Periodic Limb Movement
What is Periodic Limb Movement Disorder (PLMD)?
Periodic Limb Movement Disorder (PLMD) is a condition in which a person's legs or arms twitch or move involuntarily and periodically during sleep. PLMD is not the same as normal night muscle spasms, or jerks, that occasionally occur when a person is falling asleep. The limb movements typically occur 20 to 30 seconds apart, 5 or more times an hour, on and off throughout the night during periods of non-REM sleep. The rhythmic episodes usually involve a partial flexing of the big toe, ankle, knee, and occasionally, the hips.
PLMD may occur with other sleep disorders. It’s often linked with restless legs syndrome, but they are not the same thing. Restless legs syndrome is a condition involving strange sensations in the legs (and sometimes arms) while awake and an irresistible and voluntary urge to move the limbs to relieve the sensations. At least 80% of people with restless legs syndrome have PLMD, but the reverse is not true.
What are the symptoms of PLMD?
- The affected individual is usually unaware of the repetitive motion or the accompanying brief awakenings that disrupt sleep.
- People who have PLMD usually complain of difficulty in falling asleep, staying asleep, or staying awake during the day.
- They may have restless sleep, hot or cold feet, or hair wearing off their legs.

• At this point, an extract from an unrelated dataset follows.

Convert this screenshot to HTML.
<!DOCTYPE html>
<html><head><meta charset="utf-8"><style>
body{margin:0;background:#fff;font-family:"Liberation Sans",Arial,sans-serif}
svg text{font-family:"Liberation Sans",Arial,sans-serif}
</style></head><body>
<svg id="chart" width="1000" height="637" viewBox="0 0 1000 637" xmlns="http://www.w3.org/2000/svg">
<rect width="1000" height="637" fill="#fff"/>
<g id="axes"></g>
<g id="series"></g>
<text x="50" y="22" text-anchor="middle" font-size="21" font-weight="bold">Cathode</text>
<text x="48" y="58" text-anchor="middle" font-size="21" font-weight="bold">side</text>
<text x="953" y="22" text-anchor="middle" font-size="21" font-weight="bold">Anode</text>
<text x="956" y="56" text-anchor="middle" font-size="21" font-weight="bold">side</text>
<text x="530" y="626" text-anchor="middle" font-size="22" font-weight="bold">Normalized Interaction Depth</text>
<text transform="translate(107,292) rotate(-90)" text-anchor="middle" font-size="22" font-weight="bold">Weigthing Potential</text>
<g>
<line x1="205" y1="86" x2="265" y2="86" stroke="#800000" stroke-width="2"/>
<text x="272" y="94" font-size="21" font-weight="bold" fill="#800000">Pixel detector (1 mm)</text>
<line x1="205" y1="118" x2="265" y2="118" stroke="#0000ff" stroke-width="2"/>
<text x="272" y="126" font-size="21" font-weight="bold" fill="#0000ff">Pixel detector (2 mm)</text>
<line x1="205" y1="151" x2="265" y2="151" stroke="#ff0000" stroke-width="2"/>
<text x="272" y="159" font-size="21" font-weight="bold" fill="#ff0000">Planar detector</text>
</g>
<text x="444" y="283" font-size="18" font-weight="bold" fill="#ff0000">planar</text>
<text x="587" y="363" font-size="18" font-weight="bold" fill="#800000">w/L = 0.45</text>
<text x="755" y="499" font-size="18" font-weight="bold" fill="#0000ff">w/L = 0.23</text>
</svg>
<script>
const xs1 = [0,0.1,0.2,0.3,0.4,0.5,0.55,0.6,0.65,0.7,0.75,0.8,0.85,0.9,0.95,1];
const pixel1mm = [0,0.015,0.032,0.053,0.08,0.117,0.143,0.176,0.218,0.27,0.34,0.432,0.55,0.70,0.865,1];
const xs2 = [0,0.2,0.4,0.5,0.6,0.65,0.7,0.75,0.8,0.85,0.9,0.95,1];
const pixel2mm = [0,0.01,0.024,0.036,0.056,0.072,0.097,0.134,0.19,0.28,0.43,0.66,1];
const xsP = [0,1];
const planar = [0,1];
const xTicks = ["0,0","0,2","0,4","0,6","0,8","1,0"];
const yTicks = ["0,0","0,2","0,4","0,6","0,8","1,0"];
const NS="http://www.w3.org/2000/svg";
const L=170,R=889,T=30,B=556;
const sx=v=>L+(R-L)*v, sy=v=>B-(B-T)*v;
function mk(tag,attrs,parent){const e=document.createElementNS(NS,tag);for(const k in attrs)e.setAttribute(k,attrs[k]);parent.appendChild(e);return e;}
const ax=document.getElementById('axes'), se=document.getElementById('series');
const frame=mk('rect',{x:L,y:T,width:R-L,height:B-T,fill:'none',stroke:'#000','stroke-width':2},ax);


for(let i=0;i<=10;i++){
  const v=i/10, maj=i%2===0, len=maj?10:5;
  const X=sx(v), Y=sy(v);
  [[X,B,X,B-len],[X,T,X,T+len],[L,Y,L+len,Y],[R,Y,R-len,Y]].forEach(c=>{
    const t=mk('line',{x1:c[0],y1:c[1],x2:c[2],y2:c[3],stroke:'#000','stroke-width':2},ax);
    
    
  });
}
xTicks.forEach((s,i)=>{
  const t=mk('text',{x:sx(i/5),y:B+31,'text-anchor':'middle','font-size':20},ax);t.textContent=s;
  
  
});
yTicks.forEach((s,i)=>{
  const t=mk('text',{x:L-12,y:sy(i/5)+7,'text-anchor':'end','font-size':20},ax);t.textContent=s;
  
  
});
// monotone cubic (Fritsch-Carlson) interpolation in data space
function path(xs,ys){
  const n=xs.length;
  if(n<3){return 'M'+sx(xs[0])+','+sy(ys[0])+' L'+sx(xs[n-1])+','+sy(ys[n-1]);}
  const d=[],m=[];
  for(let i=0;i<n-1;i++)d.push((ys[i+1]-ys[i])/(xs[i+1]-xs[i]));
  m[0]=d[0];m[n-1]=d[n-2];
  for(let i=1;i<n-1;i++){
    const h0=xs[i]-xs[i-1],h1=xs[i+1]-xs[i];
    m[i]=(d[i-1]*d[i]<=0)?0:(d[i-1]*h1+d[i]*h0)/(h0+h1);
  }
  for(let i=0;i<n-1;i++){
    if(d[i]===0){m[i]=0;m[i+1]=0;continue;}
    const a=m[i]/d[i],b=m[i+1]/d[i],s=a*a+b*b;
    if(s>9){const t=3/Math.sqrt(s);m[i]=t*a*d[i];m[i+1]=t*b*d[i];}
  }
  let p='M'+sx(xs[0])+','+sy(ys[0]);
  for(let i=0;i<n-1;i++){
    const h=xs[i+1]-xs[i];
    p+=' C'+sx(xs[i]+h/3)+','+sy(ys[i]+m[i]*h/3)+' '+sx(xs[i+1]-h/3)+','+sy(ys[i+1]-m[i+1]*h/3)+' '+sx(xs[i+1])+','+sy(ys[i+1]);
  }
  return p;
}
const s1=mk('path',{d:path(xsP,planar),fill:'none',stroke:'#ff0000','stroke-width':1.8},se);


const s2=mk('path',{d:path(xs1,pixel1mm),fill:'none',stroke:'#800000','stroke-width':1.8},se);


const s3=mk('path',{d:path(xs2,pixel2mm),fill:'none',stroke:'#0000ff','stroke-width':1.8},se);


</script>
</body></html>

- Bed partners often report being kicked, fighting for bed covers, or being awakened by the movements.
How is PLMD diagnosed?
In making a diagnosis of PLMD, your doctor will ask you about your sleeping habits, how much sleep you get at night, if you wake up at night, and if you have Restless Leg Syndrome or similar symptoms. Your doctor will also want to know if you are having any emotional problems or are taking any medications that may be causing or the symptoms.
Your doctor may also order some tests, including blood tests or and a sleep test called polysomnography (PSG or NPSG).
How is PLMD treated?
If you are diagnosed with PLMD, your doctor may suggest changes to your sleep routines, prescribe dietary supplements or medications, or suggest changes to current medications.